Sudden Creek is running like a real creek, burbling merrily through the woods, coursing under bridges, with tents pitched right up on the bank as if people didn’t expect it to go out of control. It’s running clear, which makes me suspect it’s been running for a while and not just carrying runoff from the most recent storm. Out of the woods and into the Meadow, it slides through a channel of bending grasses. The road going down to the Lower Meadow is okay; I guess the ranch built it up at some point and put it culverts to let it go under.

Looking upstream from that crossing, someone has parked two stone-sculpture turtles in the waterway; half submerged in the running stream. I found a family putting up a geodesic space frame on the far bank, and a bunch of little kids in swimsuits, jumping off the plank footbridge and splashing in the water. “Wow,” I said, “you have your own beach.”

“Yep,” quipped the dad, “we won’t have to go to the river this year.”

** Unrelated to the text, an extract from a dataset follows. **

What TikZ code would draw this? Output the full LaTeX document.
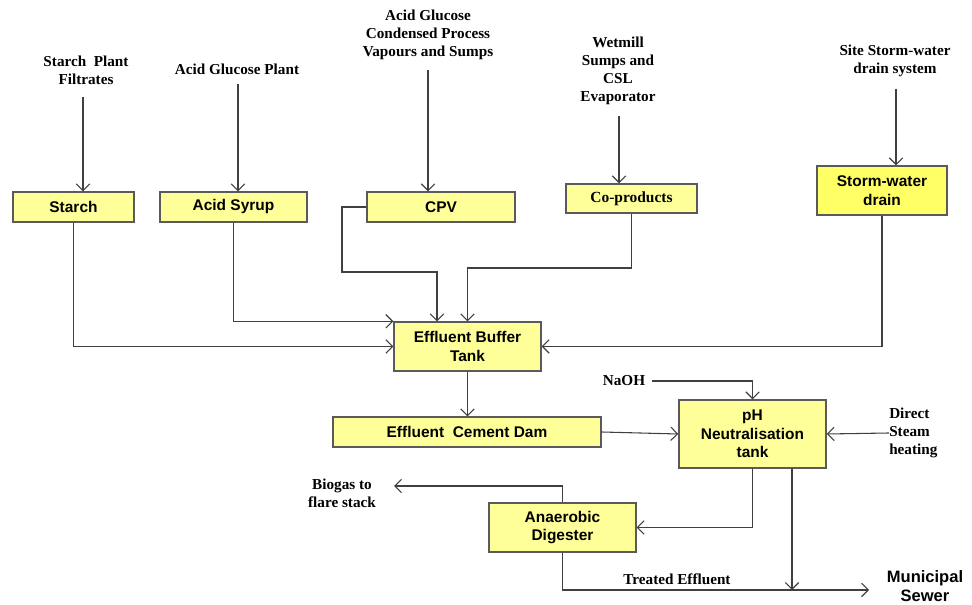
\documentclass[tikz,border=0pt]{standalone}
\usepackage{fontspec}
\setmainfont{Liberation Serif}
\setsansfont{Liberation Sans}
\usetikzlibrary{arrows.meta}
\definecolor{boxfill}{HTML}{FFFF99}
\definecolor{stormfill}{HTML}{FFFF66}
\definecolor{edge}{HTML}{5A5A5A}
\definecolor{wire}{HTML}{404040}
\begin{document}
\begin{tikzpicture}[x=0.75pt,y=-0.75pt,
  unit box/.style={draw=edge, line width=1.1pt, fill=boxfill, inner sep=0pt, align=center,
     font=\sffamily\bfseries\fontsize{11.6}{13.8}\selectfont},
  serif box/.style={unit box, font=\rmfamily\bfseries\fontsize{11.6}{13.8}\selectfont},
  label text/.style={align=center, inner sep=0pt, font=\rmfamily\bfseries\fontsize{11.4}{13.5}\selectfont},
  flow/.style={draw=wire, line width=0.8pt, -{Straight Barb[length=5pt,width=10pt,line width=0.8pt]}}]
\useasboundingbox (0,0) rectangle (972,605);

% process units
\node[unit box, minimum width=90.75pt, minimum height=22.5pt] (starch) at (73.5,207) {Starch};
\node[unit box, minimum width=110.25pt, minimum height=22.5pt] (syrup) at (233.5,207) {Acid Syrup};
\node[unit box, minimum width=111pt, minimum height=22.5pt] (cpv) at (441,207) {CPV};
\node[serif box, minimum width=98.25pt, minimum height=21.75pt] (coprod) at (631.5,198.5) {Co-products};
\node[unit box, fill=stormfill, minimum width=97.5pt, minimum height=36.75pt] (storm) at (882,190.5) {Storm-water\\drain};
\node[unit box, minimum width=110.25pt, minimum height=36.75pt] (buffer) at (467.5,346.5) {Effluent Buffer\\Tank};
\node[unit box, minimum width=201pt, minimum height=22.5pt] (dam) at (467,432) {Effluent\ \ Cement Dam};
\node[unit box, minimum width=110.25pt, minimum height=51pt] (ph) at (752.5,434) {pH\\Neutralisation\\tank};
\node[unit box, minimum width=110.25pt, minimum height=36.75pt] (digester) at (562.5,527.5) {Anaerobic\\Digester};

% sources and outlets
\node[label text] (srcstarch) at (86,70) {Starch\ \ Plant\\Filtrates};
\node[label text] (srcacid) at (237,69) {Acid Glucose Plant};
\node[label text] (srccpv) at (428,35) {Acid Glucose\\Condensed Process\\Vapours and Sumps};
\node[label text] (srcwet) at (618,70.5) {Wetmill\\Sumps and\\CSL\\Evaporator};
\node[label text] (srcstorm) at (895,61) {Site Storm-water\\drain system};
\node[label text] (naoh) at (624,381) {NaOH};
\node[label text, align=left, anchor=west] (steam) at (889,433) {Direct\\Steam\\heating};
\node[label text] (biogas) at (342,493) {Biogas to\\flare stack};
\node[label text] (treated) at (677,579) {Treated Effluent};
\node[font=\sffamily\bfseries\fontsize{12.4}{14}\selectfont, align=center, inner sep=0pt] (sewer) at (925,586) {Municipal\\Sewer};

% feed lines into the units
\coordinate (in1) at (83,97);
\coordinate (in2) at (238,84);
\coordinate (in3) at (428,70);
\coordinate (in4) at (619,116);
\coordinate (in5) at (896,89);
\draw[flow] (in1) -- (in1 |- starch.north);
\draw[flow] (in2) -- (in2 |- syrup.north);
\draw[flow] (in3) -- (in3 |- cpv.north);
\draw[flow] (in4) -- (in4 |- coprod.north);
\draw[flow] (in5) -- (in5 |- storm.north);

% collection into the buffer tank
\coordinate (cpvdrop) at (437,272);
\coordinate (copdrop) at (467.5,268);
\draw[flow] (starch.south) |- (buffer.west);
\draw[flow] (syrup.south) |- (buffer.north west);
\draw[flow] (cpv.west) -| (342,272) -- (cpvdrop) -- (cpvdrop |- buffer.north);
\draw[flow] (coprod.south) |- (copdrop) -- (buffer.north);
\draw[flow] (storm.south) |- (buffer.east);

% treatment train
\draw[flow] (buffer.south) -- (buffer.south |- dam.north);
\draw[flow] (dam.east) -- (ph.west);
\draw[flow] ([xshift=5pt]naoh.east) -| (ph.north);
\draw[flow] (steam.west) -- (ph.east);
\draw[flow] (ph.south) |- (digester.east);

\coordinate (join) at (792,590);
\coordinate (outfall) at (869,590);
\coordinate (flare) at (394,486);
\draw[flow] (ph.south -| join) -- (join);
\draw[flow] (digester.south) |- (outfall);
\draw[flow] (digester.north) |- (flare);
\end{tikzpicture}
\end{document}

Chances are nobody’s going to the river today, anyway. The canoe trip got called off; it seems the Guadalupe is running too high. And I wouldn’t even be tempted by our swimming hole on the Medina when the air is this cool. We put an extra blanket on our bed last night. It’s late May. What an unusual spring we’re having.

***

Somewhere around mid-afternoon, I went down for a nap. Woke up around 5:30 p.m. and the sun is shining. Rather than a uniform grey like it was this morning, the sky is blue and white like the side of our tipi, with a lot of fluffy clouds. Birds are singing. The grass looks greener, and I can see the hills across the road just fine. Hello Mudda, Hello Fadda! Time to get ready for tonight’s show.